14 August 2014, The Tablet

Anglican archbishop criticises Carey over assisted dying


The leader of the Anglican Church in Ireland has rejected the former Archbishop of Canterbury Lord Carey’s stance on assisted dying, describing it as “perplexing”.

Writing in the Belfast News Letter, the Archbishop of Armagh, Richard Clarke, said Lord Carey’s intervention in the debate showed that the fundamental Christian tenet – that our life on earth is not our property to do with as we choose – had “eluded” the former leader of the Anglican Communion.

The Church of Ireland primate also regretted that the hospice movement should be virtually starved of public money and had to devote so much effort to securing its financial survival.

In July, Lord Carey wrote in the  Daily Mail that he had changed his mind on assisted dying and was “less certain of my opposition to the right to die”. He said he would support Lord Falconer’s bill to legislate for assisted dying, which is currently before Parliament. 

However, Archbishop Clarke, whose wife died of cancer five years ago, said the danger of moving towards assisted dying is the “insidious pressure” it would put on many people at the most vulnerable time of their life.

“There are few people who do not hate the thought of being ‘a burden’ on those they love, and they might indeed believe that asking to die would be an act of generosity to those around them,” he wrote.

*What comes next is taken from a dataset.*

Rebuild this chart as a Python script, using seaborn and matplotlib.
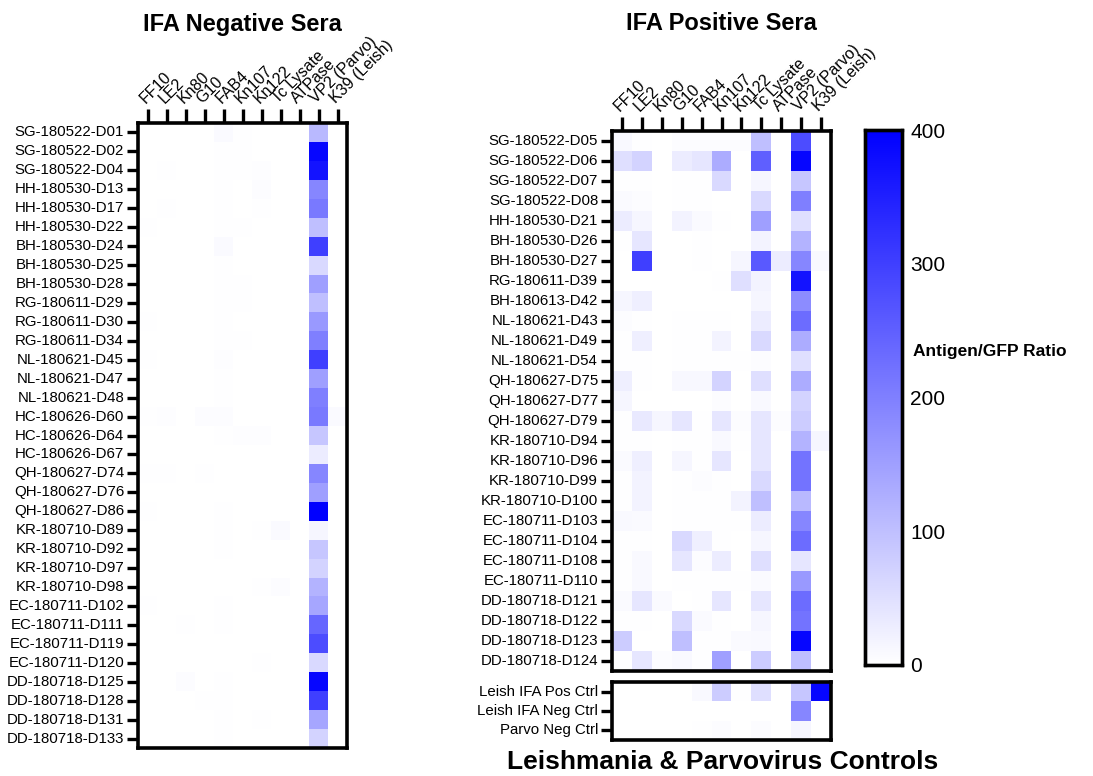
import numpy as np
import pandas as pd
import matplotlib
matplotlib.use("Agg")
import matplotlib.pyplot as plt
import seaborn as sns
from matplotlib.colors import LinearSegmentedColormap

sns.set_theme(style="white")
plt.rcParams['font.family'] = ['Liberation Sans', 'DejaVu Sans']
plt.rcParams['text.color'] = 'black'
plt.rcParams['axes.labelcolor'] = 'black'
plt.rcParams['xtick.color'] = 'black'
plt.rcParams['ytick.color'] = 'black'

antigens = ["FF10", "LE2", "Kn80", "G10", "FAB4", "Kn107", "Kn122",
            "Tc Lysate", "ATPase", "VP2 (Parvo)", "K39 (Leish)"]

neg_sera = ["SG-180522-D01", "SG-180522-D02", "SG-180522-D04", "HH-180530-D13",
            "HH-180530-D17", "HH-180530-D22", "BH-180530-D24", "BH-180530-D25",
            "BH-180530-D28", "RG-180611-D29", "RG-180611-D30", "RG-180611-D34",
            "NL-180621-D45", "NL-180621-D47", "NL-180621-D48", "HC-180626-D60",
            "HC-180626-D64", "HC-180626-D67", "QH-180627-D74", "QH-180627-D76",
            "QH-180627-D86", "KR-180710-D89", "KR-180710-D92", "KR-180710-D97",
            "KR-180710-D98", "EC-180711-D102", "EC-180711-D111", "EC-180711-D119",
            "EC-180711-D120", "DD-180718-D125", "DD-180718-D128", "DD-180718-D131",
            "DD-180718-D133"]

# columns: FF10, LE2, Kn80, G10, FAB4, Kn107, Kn122, Tc Lysate, ATPase, VP2, K39
neg_values = [
    [0, 0, 0, 0, 8, 2, 0, 0, 0, 110, 0],
    [0, 0, 0, 0, 3, 3, 0, 0, 0, 390, 0],
    [0, 3, 0, 0, 2, 2, 4, 0, 0, 370, 0],
    [0, 0, 0, 0, 2, 0, 5, 0, 0, 190, 0],
    [0, 2, 0, 0, 2, 0, 2, 0, 0, 210, 0],
    [2, 0, 0, 0, 2, 2, 0, 0, 0, 100, 0],
    [0, 0, 0, 0, 8, 0, 0, 0, 0, 300, 0],
    [0, 0, 0, 0, 2, 0, 0, 0, 0, 60, 0],
    [0, 0, 0, 0, 3, 3, 0, 0, 0, 150, 0],
    [0, 0, 0, 0, 2, 2, 0, 0, 0, 100, 0],
    [2, 0, 0, 0, 2, 0, 0, 0, 0, 160, 0],
    [0, 0, 0, 0, 3, 2, 0, 0, 0, 200, 0],
    [3, 0, 0, 0, 4, 0, 0, 0, 0, 300, 0],
    [0, 0, 0, 0, 2, 0, 0, 0, 0, 150, 0],
    [0, 0, 0, 0, 2, 0, 0, 0, 0, 200, 0],
    [2, 4, 0, 5, 5, 0, 0, 0, 0, 210, 8],
    [0, 0, 0, 0, 2, 4, 4, 0, 0, 90, 0],
    [0, 0, 0, 0, 0, 0, 0, 0, 0, 30, 0],
    [3, 3, 0, 2, 0, 0, 0, 0, 0, 190, 0],
    [0, 0, 0, 0, 0, 0, 0, 0, 0, 150, 0],
    [3, 0, 0, 0, 2, 0, 0, 0, 0, 400, 0],
    [0, 0, 0, 0, 2, 0, 3, 8, 0, 15, 0],
    [0, 0, 0, 0, 2, 0, 0, 0, 0, 90, 0],
    [0, 0, 0, 0, 0, 0, 0, 0, 0, 70, 0],
    [0, 0, 0, 0, 0, 0, 2, 6, 0, 120, 0],
    [2, 0, 0, 0, 2, 0, 0, 0, 0, 140, 0],
    [0, 0, 3, 0, 2, 0, 0, 0, 0, 240, 0],
    [0, 0, 0, 0, 0, 0, 0, 0, 0, 280, 0],
    [0, 0, 0, 0, 0, 0, 3, 0, 0, 60, 0],
    [0, 0, 5, 0, 2, 0, 0, 0, 0, 390, 0],
    [0, 0, 0, 2, 2, 0, 0, 0, 0, 300, 0],
    [0, 0, 0, 0, 2, 0, 3, 0, 0, 140, 0],
    [0, 0, 0, 0, 2, 0, 0, 0, 0, 70, 0],
]

pos_sera = ["SG-180522-D05", "SG-180522-D06", "SG-180522-D07", "SG-180522-D08",
            "HH-180530-D21", "BH-180530-D26", "BH-180530-D27", "RG-180611-D39",
            "BH-180613-D42", "NL-180621-D43", "NL-180621-D49", "NL-180621-D54",
            "QH-180627-D75", "QH-180627-D77", "QH-180627-D79", "KR-180710-D94",
            "KR-180710-D96", "KR-180710-D99", "KR-180710-D100", "EC-180711-D103",
            "EC-180711-D104", "EC-180711-D108", "EC-180711-D110", "DD-180718-D121",
            "DD-180718-D122", "DD-180718-D123", "DD-180718-D124"]

pos_values = [
    [10, 3, 0, 5, 5, 6, 6, 100, 0, 280, 0],
    [50, 70, 0, 30, 40, 130, 0, 250, 0, 390, 0],
    [3, 3, 0, 3, 3, 60, 0, 15, 0, 90, 0],
    [8, 5, 0, 3, 3, 0, 0, 60, 0, 200, 0],
    [30, 15, 0, 20, 8, 3, 0, 150, 0, 50, 0],
    [3, 40, 0, 0, 3, 0, 0, 20, 0, 120, 0],
    [0, 300, 0, 0, 3, 0, 15, 260, 30, 190, 10],
    [0, 0, 0, 0, 0, 3, 50, 20, 0, 370, 0],
    [15, 25, 0, 0, 0, 0, 0, 15, 0, 180, 0],
    [5, 3, 0, 3, 3, 3, 0, 30, 0, 230, 0],
    [3, 25, 0, 3, 3, 20, 0, 60, 0, 130, 0],
    [3, 3, 0, 3, 3, 3, 3, 5, 0, 50, 0],
    [25, 3, 0, 12, 12, 70, 0, 50, 0, 130, 0],
    [15, 0, 0, 0, 0, 5, 0, 10, 0, 70, 0],
    [3, 35, 15, 40, 3, 40, 5, 40, 5, 80, 0],
    [3, 3, 0, 3, 3, 10, 3, 40, 0, 120, 15],
    [8, 25, 0, 15, 3, 40, 0, 40, 0, 220, 0],
    [3, 20, 0, 3, 5, 3, 0, 60, 0, 220, 0],
    [3, 20, 0, 3, 3, 3, 20, 100, 0, 110, 0],
    [10, 8, 0, 3, 3, 3, 3, 30, 0, 190, 0],
    [3, 3, 0, 60, 25, 3, 0, 15, 0, 230, 0],
    [3, 10, 0, 40, 5, 30, 0, 50, 0, 40, 0],
    [3, 10, 0, 3, 3, 3, 3, 8, 0, 160, 0],
    [8, 40, 8, 0, 3, 40, 0, 40, 0, 230, 0],
    [3, 3, 0, 60, 8, 3, 0, 15, 0, 220, 0],
    [80, 0, 0, 100, 3, 3, 8, 10, 0, 390, 0],
    [3, 40, 5, 10, 3, 150, 0, 80, 0, 100, 0],
]

ctrl_names = ["Leish IFA Pos Ctrl", "Leish IFA Neg Ctrl", "Parvo Neg Ctrl"]
ctrl_values = [
    [0, 0, 0, 0, 10, 80, 3, 50, 0, 90, 390],
    [0, 0, 0, 0, 0, 0, 0, 0, 0, 190, 0],
    [0, 0, 0, 0, 3, 5, 0, 5, 0, 15, 0],
]

cbar_ticks = [0, 100, 200, 300, 400]

W, H = 1093, 776
fig = plt.figure(figsize=(W / 100, H / 100), dpi=100)


def rect(x0, y0, x1, y1):
    return [x0 / W, 1 - y1 / H, (x1 - x0) / W, (y1 - y0) / H]


cmap = LinearSegmentedColormap.from_list("wb", ["#ffffff", "#0000ff"])

ax_neg = fig.add_axes(rect(138, 123, 347, 748))
ax_pos = fig.add_axes(rect(612, 131, 831, 671))
ax_ctl = fig.add_axes(rect(612, 682, 831, 740))
ax_cb = fig.add_axes(rect(865, 130, 902, 665))

df_neg = pd.DataFrame(neg_values, index=neg_sera, columns=antigens)
df_pos = pd.DataFrame(pos_values, index=pos_sera, columns=antigens)
df_ctl = pd.DataFrame(ctrl_values, index=ctrl_names, columns=antigens)

sns.heatmap(df_neg, ax=ax_neg, cmap=cmap, vmin=0, vmax=400, cbar=False,
            xticklabels=True, yticklabels=True)
sns.heatmap(df_pos, ax=ax_pos, cmap=cmap, vmin=0, vmax=400, cbar_ax=ax_cb,
            cbar_kws={"ticks": cbar_ticks}, xticklabels=True, yticklabels=True)
sns.heatmap(df_ctl, ax=ax_ctl, cmap=cmap, vmin=0, vmax=400, cbar=False,
            xticklabels=True, yticklabels=True)

for ax, top_labels in [(ax_neg, True), (ax_pos, True), (ax_ctl, False)]:
    for s in ax.spines.values():
        s.set_visible(True)
        s.set_linewidth(2.6)
        s.set_color("black")
    ax.set_xlabel("")
    ax.set_ylabel("")
    ax.tick_params(axis="y", left=True, length=8, width=2.4, color="black",
                   labelsize=10.8, pad=2, labelcolor="black")
    ax.set_yticklabels(ax.get_yticklabels(), rotation=0)
    if top_labels:
        ax.xaxis.tick_top()
        ax.tick_params(axis="x", top=True, bottom=False, labeltop=True,
                       labelbottom=False, length=10, width=2.4, color="black",
                       labelsize=11.5, pad=2, labelcolor="black")
        ax.set_xticklabels(antigens, rotation=45, ha="left",
                           rotation_mode="anchor")
    else:
        ax.tick_params(axis="x", top=False, bottom=False, labeltop=False,
                       labelbottom=False)

ax_cb.yaxis.set_ticks_position("both")
ax_cb.tick_params(axis="y", labelsize=15, length=5, width=2, direction="in",
                  left=True, right=True, labelleft=False, labelright=True,
                  pad=6, labelcolor="black")
for s in ax_cb.spines.values():
    s.set_visible(True)
    s.set_linewidth(2.4)
    s.set_color("black")
cb = ax_pos.collections[0].colorbar
cb.outline.set_linewidth(2.4)
cb.outline.set_edgecolor("black")

fig.text(913 / W, 1 - 352 / H, "Antigen/GFP Ratio", fontsize=12.5,
         fontweight="bold", ha="left", va="center")

title_family = ["Liberation Sans Narrow", "Liberation Sans"]
fig.text(242 / W, 1 - 24 / H, "IFA Negative Sera", fontsize=17,
         fontweight="bold", ha="center", va="center", family=title_family)
fig.text(721 / W, 1 - 24 / H, "IFA Positive Sera", fontsize=17,
         fontweight="bold", ha="center", va="center", family=title_family)
fig.text(723 / W, 1 - 762 / H, "Leishmania & Parvovirus Controls", fontsize=19,
         fontweight="bold", ha="center", va="center")

fig.savefig("out.png", dpi=100, facecolor="white")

“Given the costs of care for the terminally ill (which often fall on a family), unselfish people might well believe that they owe it to their families not to waste the money that they had hoped to leave for loved ones, on their continued care.”

He also warned believers in Ireland that the current debate on assisted dying is not somebody else’s debate.

The discussion on the issue in Ireland is already “well under way here, at dinner tables if not yet in council rooms”, he said.